The Scarborough Tramways Company was a transport company that provided an electric tramway service in Scarborough, North Yorkshire, England, between 1904 and 1931.

==History==

Scarborough Corporation obtained legal powers under the Scarborough Tramways Act 1902 (2 Edw. 7. c. lx) to operate tramways in the town. The Scarborough Tramways Company was formed under this act to build and work the tramways.

The main contractor for construction was the parent company, Edmundsons Electricity Corporation, and the general layout of the system was to the design of Mr. Swinton, with Mr. Waler as consultant engineer. The tramways were laid with 6 inch grooved 45 foot girder rails weighing 90 pounds per yard, supplied by the North Eastern Steel Company of Middlesbrough, with points and crossings manufactured by Hadfields Limited of Sheffield. The contract for the overhead work was awarded to Robert W. Blackwell and Company of London.

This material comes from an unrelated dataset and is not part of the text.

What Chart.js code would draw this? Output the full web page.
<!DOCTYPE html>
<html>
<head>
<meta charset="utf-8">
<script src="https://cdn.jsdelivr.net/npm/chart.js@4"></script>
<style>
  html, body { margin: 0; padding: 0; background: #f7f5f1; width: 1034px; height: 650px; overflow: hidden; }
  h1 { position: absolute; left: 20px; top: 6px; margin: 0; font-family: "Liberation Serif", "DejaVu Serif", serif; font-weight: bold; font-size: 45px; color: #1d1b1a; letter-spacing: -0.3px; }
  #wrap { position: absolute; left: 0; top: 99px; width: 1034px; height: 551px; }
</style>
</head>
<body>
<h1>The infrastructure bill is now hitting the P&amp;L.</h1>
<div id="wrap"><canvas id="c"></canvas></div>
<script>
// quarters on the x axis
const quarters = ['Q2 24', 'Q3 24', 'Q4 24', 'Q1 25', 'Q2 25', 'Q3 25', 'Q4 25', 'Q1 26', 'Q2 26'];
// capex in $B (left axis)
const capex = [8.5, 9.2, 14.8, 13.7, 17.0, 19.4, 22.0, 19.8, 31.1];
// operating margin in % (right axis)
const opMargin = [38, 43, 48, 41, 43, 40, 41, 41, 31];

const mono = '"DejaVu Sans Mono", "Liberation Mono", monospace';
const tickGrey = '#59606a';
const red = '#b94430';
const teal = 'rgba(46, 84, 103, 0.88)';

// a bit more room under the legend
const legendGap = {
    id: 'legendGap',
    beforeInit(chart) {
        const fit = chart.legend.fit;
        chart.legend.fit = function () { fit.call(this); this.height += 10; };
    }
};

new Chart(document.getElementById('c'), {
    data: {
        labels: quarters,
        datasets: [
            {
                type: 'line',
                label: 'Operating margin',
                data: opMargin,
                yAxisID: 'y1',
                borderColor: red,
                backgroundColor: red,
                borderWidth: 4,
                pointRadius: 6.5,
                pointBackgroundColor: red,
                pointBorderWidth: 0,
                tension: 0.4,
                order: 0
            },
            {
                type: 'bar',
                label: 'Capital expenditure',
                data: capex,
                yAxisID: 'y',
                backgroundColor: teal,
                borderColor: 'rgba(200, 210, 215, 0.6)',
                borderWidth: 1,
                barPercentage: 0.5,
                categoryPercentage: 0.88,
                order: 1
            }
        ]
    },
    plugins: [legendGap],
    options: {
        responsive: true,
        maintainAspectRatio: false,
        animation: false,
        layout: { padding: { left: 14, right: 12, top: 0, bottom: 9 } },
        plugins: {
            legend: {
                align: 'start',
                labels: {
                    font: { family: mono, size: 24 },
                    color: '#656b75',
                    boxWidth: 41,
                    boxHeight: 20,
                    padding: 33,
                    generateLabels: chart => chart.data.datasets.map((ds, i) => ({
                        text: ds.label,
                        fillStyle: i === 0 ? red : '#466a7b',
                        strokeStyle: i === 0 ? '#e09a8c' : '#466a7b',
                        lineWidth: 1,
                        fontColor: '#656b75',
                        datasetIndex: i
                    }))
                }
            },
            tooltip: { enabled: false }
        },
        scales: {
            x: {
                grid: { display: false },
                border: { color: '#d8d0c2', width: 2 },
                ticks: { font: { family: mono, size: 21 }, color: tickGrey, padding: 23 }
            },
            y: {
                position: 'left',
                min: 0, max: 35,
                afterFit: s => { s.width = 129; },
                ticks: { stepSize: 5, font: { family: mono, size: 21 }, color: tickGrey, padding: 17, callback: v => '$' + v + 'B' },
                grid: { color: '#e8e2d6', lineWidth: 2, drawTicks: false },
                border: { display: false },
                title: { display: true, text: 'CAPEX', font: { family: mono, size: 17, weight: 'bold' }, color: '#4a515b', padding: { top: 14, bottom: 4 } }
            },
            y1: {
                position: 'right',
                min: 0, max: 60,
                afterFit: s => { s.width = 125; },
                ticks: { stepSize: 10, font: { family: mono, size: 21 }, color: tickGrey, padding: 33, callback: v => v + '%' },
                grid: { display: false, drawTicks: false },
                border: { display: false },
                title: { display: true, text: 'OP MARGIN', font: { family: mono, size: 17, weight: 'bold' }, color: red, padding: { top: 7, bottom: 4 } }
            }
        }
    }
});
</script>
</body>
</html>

The power for the system was obtained from Edmundsons Electricity Corporation from their town power station off Seamer Road.

The car depot was located off Scalby Road at .

Construction began on 12 October 1903 and was complete by the following May. After an inspection by Colonel Pelham von Donop on 4 May 1904, the system was opened to the public on 6 May 1904.

The costs of construction, including an extension to the power station, was £96,000 (equivalent to £ in ).

==Fleet==

The initial 22 tramcars were built by Brush Electrical Machines.
- 1–15 delivered in May 1904
- 16–18 delivered later in 1904
- 19–22 delivered in 1905

Five further cars and one spare car body were obtained second hand from Ipswich Corporation Tramways. One was numbered 21, to replace the original 21 destroyed in the accident on 16 September 1925. The remaining cars were numbered 23 – 25

==Routes==

After a rationalisation in 1906, the company operated 6 routes as follows:
- Route 1 – West Pier to Scalby Road via Foreshore Road, Vernon Place, and Falsgrave Road (returning via Prospect Road, Hanover Road, Westborough and Eastborough). 1.9 miles.
- Route 1A – Aquarium to Scalby Road via Eastborough, Newborough, Westborough and Falsgrave Road (returning via Prospect Road, Hanover Road and Vernon Place). 1.7 miles.
- Route 2 – Aquarium to Manor Road via Eastborough, Newborough, Westborough, Hanover Road, and Prospect Road (returning via Scalby Road, Falsgrave Road and Vernon Place). 2.25 miles.
- Route 2A – West Pier to Manor Road via Foreshore Road, Vernon Place, Hanover Road, and Prospect Road (returning via Scalby Road, Falsgrave Road, Westborough, Newborough and Eastborough). 2.12 miles
- Route 3 – Railway Station and North Side via Westborough, Aberdeen Walk, Castle Road and North Marine Road. 1.2 miles
- Route 4 – South Sands (Marine Drive South Toll House) and North Side via Sandside, Foreshore Road, Vernon Place, Aberdeen Walk, Castle Road, and North Marine Road. 1.9 miles.

==Closure==
The system was bought by Scarborough Corporation and closed on 30 September 1931, to be replaced by omnibuses.